When the speculation first began many years ago, I asked my father, during
a visit from Monza to Montreux, whether such theories might have any
substance. He laughed a characteristic, friendly laugh and said of course
not -- it would be just as implausible to say Shade and Kinbote had
invented each other. For my part, I expect an e-posting any day suggesting
both were invented by Pnin. Why, Mr. Il'yin et al., must anyone other than
the author have perforce invented anyone, even witin the macrocosm of the
book? And why not, while we're at it, override the Bogomil catharses by
positing that both God and the Devil were invented by Man, and throw in
the Earth and the Universe for good measure? Of course such a
Weltanschauung would bear a separate, obsolescent buzzname, as we all
know.

It is possible, of course, that Father might have perused the more
brilliant dovody [Russ: "arguments" - DBJ], rubbed his chin between thumb
and index, then perhaps pursed his lips as he sometimes did in mock
chagrin, and said "Maybe I didn't realize it and they're right."

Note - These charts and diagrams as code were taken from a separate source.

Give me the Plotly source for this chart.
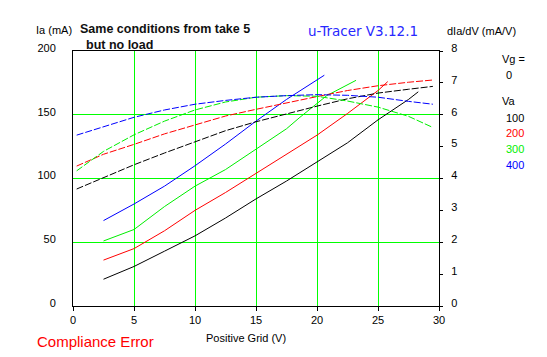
import plotly.graph_objects as go

# ---- data ----
ia_black_x = [2.5, 5, 7.5, 10, 12.5, 15, 17.5, 20, 22.5, 25, 27.5, 28.3]
ia_black_y = [21, 31, 43, 55, 69, 84, 98, 113, 128, 146, 162, 168]
ia_red_x = [2.5, 5, 7.5, 10, 12.5, 15, 17.5, 20, 22.5, 25, 25.8]
ia_red_y = [36, 45, 59, 75, 89, 104, 119, 134, 151, 169, 176]
ia_green_x = [2.5, 5, 7.5, 10, 12.5, 15, 17.5, 18.6, 20, 20.8, 23.2]
ia_green_y = [51, 60, 78, 94, 107, 123, 139, 148, 159, 165, 177]
ia_blue_x = [2.5, 5, 7.5, 10, 12.5, 15, 17.5, 20, 20.6]
ia_blue_y = [67, 80, 94, 110, 127, 145, 162, 177, 181]

g_x = [0.3, 2.5, 5, 7.5, 10, 12.5, 15, 17.5, 20, 22.5, 25, 27.5, 29.5]
g_black = [3.67, 4.03, 4.43, 4.8, 5.15, 5.5, 5.78, 6.03, 6.27, 6.5, 6.68, 6.8, 6.89]
g_red = [4.39, 4.76, 5.07, 5.4, 5.68, 5.96, 6.17, 6.38, 6.57, 6.76, 6.91, 7.02, 7.09]
g_green = [4.24, 4.85, 5.37, 5.8, 6.15, 6.4, 6.55, 6.6, 6.58, 6.43, 6.24, 5.95, 5.6]
g_blue = [5.36, 5.62, 5.92, 6.15, 6.33, 6.45, 6.55, 6.6, 6.63, 6.61, 6.55, 6.42, 6.33]

x_ticks = [0, 5, 10, 15, 20, 25, 30]
ia_ticks = [0, 50, 100, 150, 200]
g_ticks = [0, 1, 2, 3, 4, 5, 6, 7, 8]
va_labels = ["100", "200", "300", "400"]
colors = ["#000000", "#ff0000", "#00ee00", "#0000ff"]

GRID = "#00ff00"
FONT = "Liberation Sans"

fig = go.Figure()
ia_sets = [(ia_black_x, ia_black_y), (ia_red_x, ia_red_y), (ia_green_x, ia_green_y), (ia_blue_x, ia_blue_y)]
g_sets = [g_black, g_red, g_green, g_blue]
for (xs, ys), c in zip(ia_sets, colors):
    fig.add_trace(go.Scatter(x=xs, y=ys, mode="lines", line=dict(color=c, width=1), yaxis="y", showlegend=False))
for gs, c in zip(g_sets, colors):
    fig.add_trace(go.Scatter(x=g_x, y=gs, mode="lines", line=dict(color=c, width=1, dash="7px,2px"), yaxis="y2", showlegend=False))

# page body has an 8px default margin: compensate
OFF = 8
W, H = 547 - OFF, 357 - OFF
L, R, T, B = 73 - OFF, 439 - OFF, 51 - OFF, 306 - OFF

def px(xp):
    return (xp - OFF - L) / (R - L)

def py(yp):
    return (B - (yp - OFF)) / (B - T)

ann = []
def text(s, x, y, size=11, color="black", bold=False, family=FONT, xanchor="left"):
    if bold:
        s = "<b>" + s + "</b>"
    ann.append(dict(text=s, x=px(x), y=py(y), xref="paper", yref="paper", showarrow=False,
                    xanchor=xanchor, yanchor="middle", font=dict(size=size, color=color, family=family)))

text("Ia (mA)", 34, 30)
text("Same conditions from take 5", 78, 29, size=12.5, color="#111111", bold=True)
text("but no load", 84, 45, size=12.5, color="#111111", bold=True)
text("u-Tracer V3.12.1", 306, 31, size=13.5, color="#2828ff", family="DejaVu Sans")
text("dIa/dV (mA/V)", 445, 31)
text("Vg =", 500, 59)
text("0", 504, 75)
text("Va", 500, 101)
for i, (lab, c) in enumerate(zip(va_labels, colors)):
    text(lab, 504, 118 + i * 15.5, color=c)
text("Positive Grid (V)", 246, 338, xanchor="center")
text("Compliance Error", 35, 341, size=15, color="#ff0000")

fig.update_layout(
    width=W, height=H, autosize=False,
    margin=dict(l=L, r=W - R, t=T, b=H - B, pad=0),
    paper_bgcolor="white", plot_bgcolor="white",
    font=dict(family=FONT, size=11, color="black"),
    xaxis=dict(range=[0, 30], tickvals=x_ticks, ticktext=[str(v) for v in x_ticks],
               showgrid=True, gridcolor=GRID, gridwidth=1, zeroline=False,
               showline=True, linecolor="black", linewidth=1, mirror=True,
               ticks="outside", ticklen=4, tickcolor="black", tickfont=dict(size=11, family=FONT)),
    yaxis=dict(range=[0, 200], tickvals=ia_ticks, ticktext=[str(v) for v in ia_ticks],
               showgrid=True, gridcolor=GRID, gridwidth=1, zeroline=False,
               showline=True, linecolor="black", linewidth=1, mirror=True,
               ticks="", ticklabelstandoff=14, ticklabelshift=-3, tickfont=dict(size=11, family=FONT)),
    yaxis2=dict(range=[0, 8], tickvals=g_ticks, ticktext=[str(v) for v in g_ticks],
                overlaying="y", side="right", showgrid=False, zeroline=False, showline=False,
                ticks="outside", ticklen=3, tickcolor="black", ticklabelstandoff=6, ticklabelshift=-3,
                tickfont=dict(size=11, family=FONT)),
    annotations=ann,
)

fig.write_html("out.html")
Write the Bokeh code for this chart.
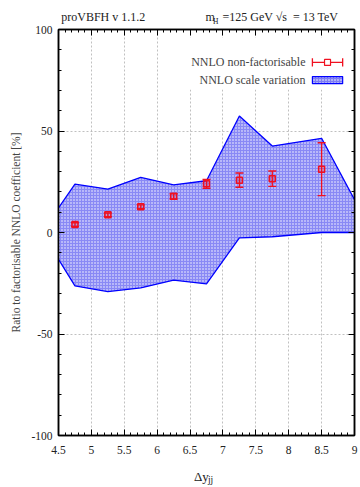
from bokeh.plotting import figure
from bokeh.models import ColumnDataSource, Label, LinearAxis, FixedTicker, Range1d
from bokeh.embed import file_html
from bokeh.resources import INLINE

# Scale-variation band edges (ratio in %)
band_x = [4.5, 4.75, 5.25, 5.75, 6.25, 6.75, 7.25, 7.75, 8.5, 9.0]
band_upper = [12.1, 23.8, 21.4, 27.1, 23.5, 25.5, 57.4, 42.6, 46.4, 16.2]
band_lower = [-13.2, -26.3, -29.1, -27.3, -23.5, -25.3, -2.6, -2.1, 0.0, 0.0]

# Non-factorisable NNLO points with statistical errors
pt_x = [4.75, 5.25, 5.75, 6.25, 6.75, 7.25, 7.75, 8.5]
pt_y = [3.9, 8.7, 12.7, 17.8, 24.0, 25.8, 26.5, 31.2]
pt_err = [0.9, 0.9, 0.9, 1.3, 2.2, 3.5, 3.8, 13.0]

x_ticks = [4.5, 5, 5.5, 6, 6.5, 7, 7.5, 8, 8.5, 9]
y_ticks = [-100, -50, 0, 50, 100]
x_minor = [4.5 + 0.1 * i for i in range(46)]
y_minor = [-100 + 10 * i for i in range(21)]

FONT = "Liberation Serif"
RED = "#f01020"
BLUE = "#0000ff"
BAND_FILL = "#7c7cf4"

p = figure(width=360, height=487, output_backend="svg", toolbar_location=None,
           x_range=Range1d(4.5, 9.0), y_range=Range1d(-100, 100),
           min_border_left=58, min_border_right=6, min_border_top=29,
           min_border_bottom=50)
p.outline_line_color = "black"
p.outline_line_width = 1.5
p.background_fill_color = "white"
p.border_fill_color = "white"

# grid
for g in (p.xgrid, p.ygrid):
    g.grid_line_color = "#b0b0b0"
    g.grid_line_dash = "2 2"
    g.grid_line_width = 0.8
p.xgrid.ticker = FixedTicker(ticks=x_ticks)
p.ygrid.ticker = FixedTicker(ticks=y_ticks)

# band
src_band = ColumnDataSource(dict(x=band_x, lo=band_lower, hi=band_upper))
p.varea(x="x", y1="lo", y2="hi", source=src_band, fill_color=BAND_FILL,
        fill_alpha=0.9, hatch_pattern="dot", hatch_color="white",
        hatch_scale=3, hatch_weight=0.9)
p.line(x="x", y="hi", source=src_band, line_color=BLUE, line_width=1.3)
p.line(x="x", y="lo", source=src_band, line_color=BLUE, line_width=1.3)

# points with error bars
lo = [y - e for y, e in zip(pt_y, pt_err)]
hi = [y + e for y, e in zip(pt_y, pt_err)]
src_pt = ColumnDataSource(dict(x=pt_x, y=pt_y, lo=lo, hi=hi))
p.segment(x0="x", y0="lo", x1="x", y1="hi", source=src_pt,
          line_color=RED, line_width=1.3)
p.scatter(x="x", y="lo", source=src_pt, marker="dash", size=8,
          line_color=RED, line_width=1.3)
p.scatter(x="x", y="hi", source=src_pt, marker="dash", size=8,
          line_color=RED, line_width=1.3)
p.scatter(x="x", y="y", source=src_pt, marker="square", size=6,
          line_color=RED, fill_color=RED, fill_alpha=0.2, line_width=1.5)

# key (white box, text on the left, sample on the right)
p.quad(left=[6.3], right=[8.95], bottom=[70.5], top=[96], fill_color="white",
       line_color=None)
key_x = 8.255
p.add_layout(Label(x=key_x, y=83.8, text="NNLO non-factorisable",
                   text_align="right", text_baseline="middle",
                   text_font=FONT, text_font_size="12px"))
p.add_layout(Label(x=key_x, y=75.0, text="NNLO scale variation",
                   text_align="right", text_baseline="middle",
                   text_font=FONT, text_font_size="12px"))
p.segment(x0=[8.36], y0=[83.8], x1=[8.82], y1=[83.8], line_color=RED, line_width=1.3)
p.segment(x0=[8.36, 8.82], y0=[81.8, 81.8], x1=[8.36, 8.82], y1=[85.8, 85.8],
          line_color=RED, line_width=1.3)
p.scatter(x=[8.59], y=[83.8], marker="square", size=6, line_color=RED,
          fill_color="white", line_width=1.2)
p.quad(left=[8.36], right=[8.82], bottom=[73.3], top=[76.8], fill_color=BAND_FILL,
       hatch_pattern="dot", hatch_color="white", hatch_scale=3, hatch_weight=0.9,
       line_color=BLUE, line_width=1.2)

# axes
def style_axis(ax, size="11.5px"):
    ax.axis_line_color = "black"
    ax.axis_line_width = 1.5
    ax.major_tick_in = 6
    ax.major_tick_out = 0
    ax.minor_tick_in = 3
    ax.minor_tick_out = 0
    ax.major_tick_line_color = "black"
    ax.minor_tick_line_color = "black"
    ax.major_label_text_font = FONT
    ax.major_label_text_font_size = size
    ax.major_label_text_color = "#222222"

def text_axis(ticks, texts, size, standoff):
    # an axis used only to carry free text outside the frame
    ax = LinearAxis(ticker=FixedTicker(ticks=ticks, minor_ticks=[]))
    ax.axis_line_color = None
    ax.major_tick_line_color = None
    ax.minor_tick_line_color = None
    ax.major_tick_in = 0
    ax.major_tick_out = 0
    ax.major_label_text_font = FONT
    ax.major_label_text_font_size = size
    ax.major_label_text_color = "#222222"
    ax.major_label_standoff = standoff
    ax.major_label_overrides = dict(zip(ticks, texts))
    return ax

p.xaxis.ticker = FixedTicker(ticks=x_ticks, minor_ticks=x_minor)
p.yaxis.ticker = FixedTicker(ticks=y_ticks, minor_ticks=y_minor)
style_axis(p.xaxis[0])
style_axis(p.yaxis[0])
p.yaxis.major_label_overrides = {t: str(t) for t in y_ticks}
p.xaxis.major_label_standoff = 10
p.yaxis.major_label_standoff = 6
p.yaxis.axis_label = "Ratio to factorisable NNLO coefficient [%]"
p.yaxis.axis_label_text_font = FONT
p.yaxis.axis_label_text_font_style = "normal"
p.yaxis.axis_label_text_font_size = "11.5px"
p.yaxis.axis_label_standoff = 6

# mirrored tick marks on the top and right edges, no labels
top_ax = LinearAxis(ticker=FixedTicker(ticks=x_ticks, minor_ticks=x_minor))
right_ax = LinearAxis(ticker=FixedTicker(ticks=y_ticks, minor_ticks=y_minor))
for ax, ticks in ((top_ax, x_ticks), (right_ax, y_ticks)):
    style_axis(ax, "8px")
    ax.major_label_overrides = {t: "" for t in ticks}
    ax.major_label_standoff = 0
p.add_layout(top_ax, "above")
p.add_layout(right_ax, "right")

# header: subscript row first (nearer the frame), then the main row
p.add_layout(text_axis([6.891], ["H"], "7.5px", 4), "above")
p.add_layout(text_axis([5.181, 6.805, 7.874],
                       ["proVBFH v 1.1.2", "m", "=125 GeV √s\u00a0 = 13 TeV"],
                       "12px", -10), "above")

# x-axis title "Δy" with subscript "jj": subscript row inner, main row pulled back up
p.add_layout(text_axis([6.812], ["jj"], "9.5px", 18), "below")
p.add_layout(text_axis([6.672], ["Δy"], "13px", -19), "below")

open("out.html", "w").write(file_html(p, INLINE))
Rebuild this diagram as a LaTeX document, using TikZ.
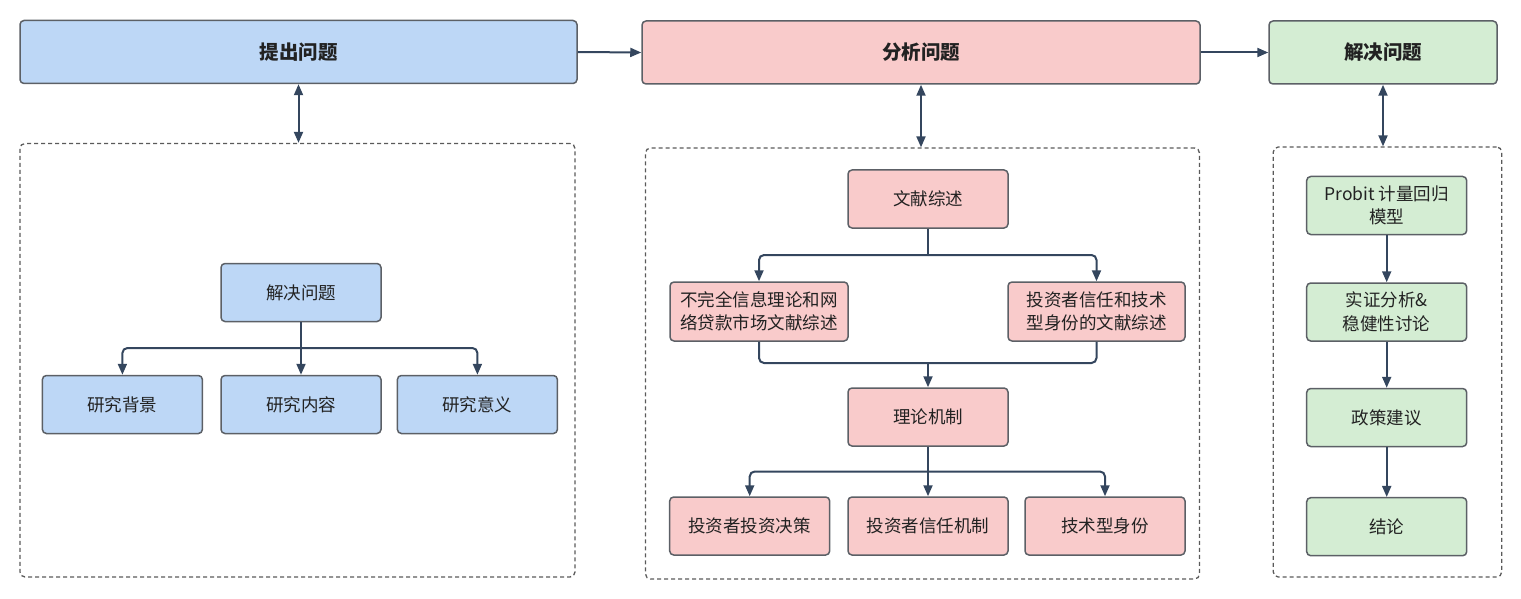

But it remains dangerous to take VN's chance, or planted, clues at face
value. Many of his writings -- among them, in particular, he said, was
INVITATION TO A BEHEADING -- contain enigmas with no simple or single
explanations. In the case of PALE FIRE, I suggest paying particular
attention to the most poetic -- and Shakespearean -- sense of the word
"shade," as well as to the surviving fragments of the unfinshed SOLUS REX,
which in large part represented the genesis of PALE FIRE and would have
been Father's last Russian novel had not, as he told me, inspiration been
interrupted by emigration (from wartime France). A translucing othersense
and otherworld (concepts understood in depth by some, uncomprehended and
used unidimensionally by others) are perhaps the most entrancing,
enchanting and exciting traits of Nabokokv's work. Maybe a prerquisite for
reading him should be Eschewing Reduction to Pat and Flat 101.